Ok dunno. So… cross product is like a normal vector, perpendicular to both vToBone, and vUp, using a right hand rule. Both are unit vectors. So it’s like a weird sideways vector. Ok but that is called vAxis. AH. ok, so the axis is the freaking axis to rotate around. Duh. And it rotates on that axis, by PI/2. By 90 degrees.
The quaternion is just the mathematical system rotating it by 90 degrees. It must have rotated the transform to point downwards.
X: cos (body + leg) Y: height – 0.5*foreleg, Z: sin (body + leg),
Ok so we already rotated 90 degrees, and now we have to move the transform to the axis for the foreleg. So the Y axis is the same for all of them, and then when you have cos and sin, that makes a circle around the y axis, at the (body+leg) distance. That might just make sense.

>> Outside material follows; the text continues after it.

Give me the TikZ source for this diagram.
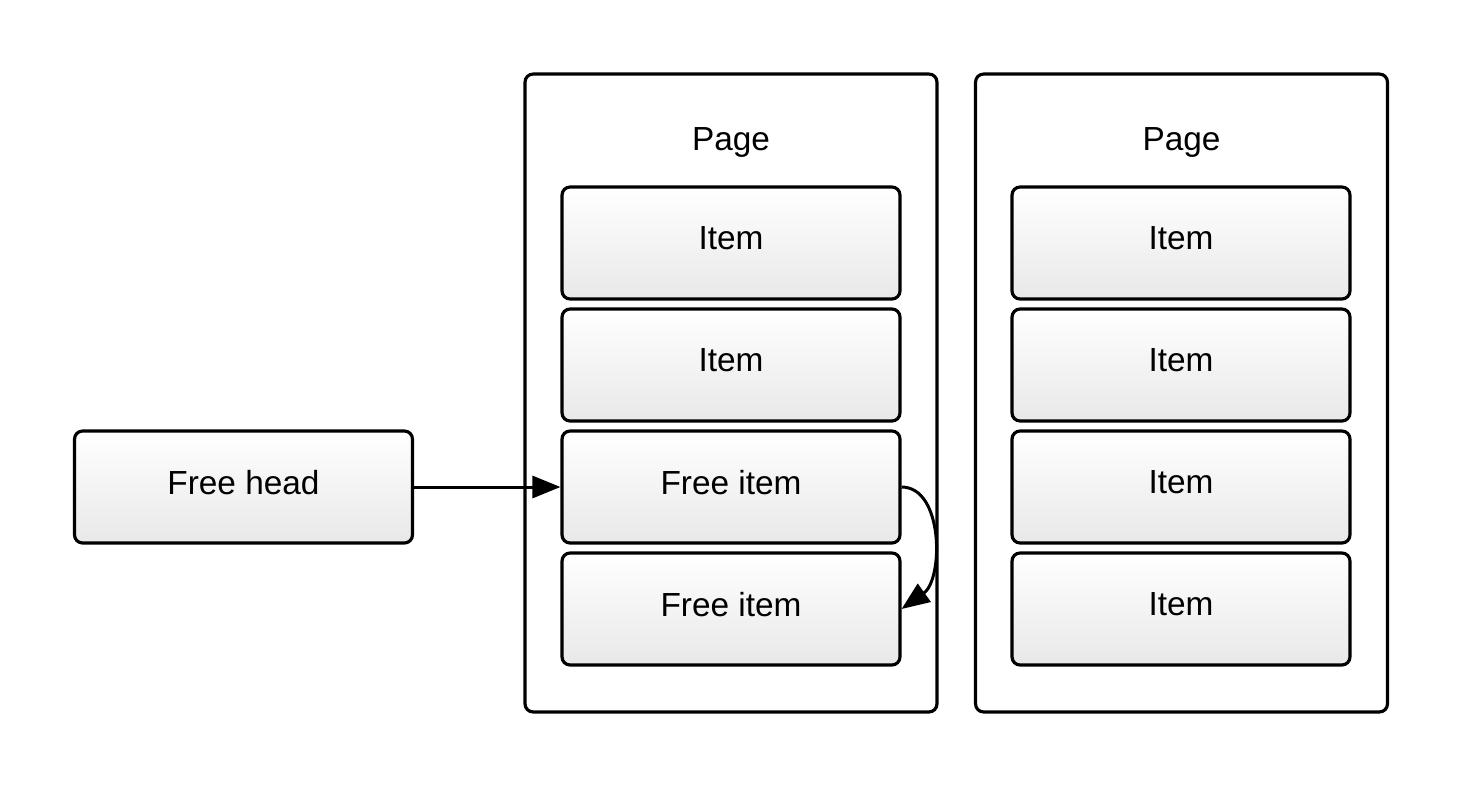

// Setup some damping on the m_bodies
setDamping, setDeactivationTime, setSleepingThresholds must be so the robot chills for a bit and acts a bit more earth-like.
Ok so A is rotated around Y axis by the current angle, and A is moved to bodySize outwards.
OK so for B… the inverse of the leg’s ‘world transform’, times the body’s ‘world transform’, times A. The body is presumably like sitting up straight, and A rotates it about Y, and then the inverse of the leg’s transform makes it point back towards origin.
And then the hinge constraint is set up with body and thigh, A and B. Limits set to -.75*PI/4 to PI/8. Apparently -33.75 degrees to 22.5 degrees.